Three-dimensional photoinduced force microscopy reveals artifacts from photothermal tip vibrations

Abstract

Photoinduced force microscopy (PiFM) is a technique for nanoscale characterization of optically active materials. For correct data analysis, it is important to understand and recognize potential artifacts. In this study, we provide a Fourier-based framework for the different origins of the photoinduced force, including the photothermal motion of the atomic force microscopy (AFM) tip in PiFM measurements. We use individual gold nanoparticles as a model system to explore such tip-related phenomena and to demonstrate the benefits of three-dimensional analysis of the photoinduced force.

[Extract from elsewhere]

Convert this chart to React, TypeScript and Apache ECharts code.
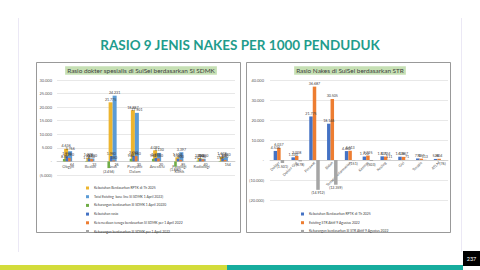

Comparison of the in-phase heterodyne PiFM signal and the derivative of the tip–sample interaction, ∂⟨kts⟩/∂zc, directly reveals a photothermal origin for the PiFM signal in our experiments. Furthermore, we observe a lateral photothermal vibration of the tip apex induced by tip asymmetry. This lateral vibration emphasizes the importance of considering the motion of the AFM tip during data analysis. The improved lateral resolution conferred by ∂⟨kts⟩/∂zc can lead to misinterpretation. Our findings highlight that meticulous data analysis is required to ensure the correct interpretation of PiFM data.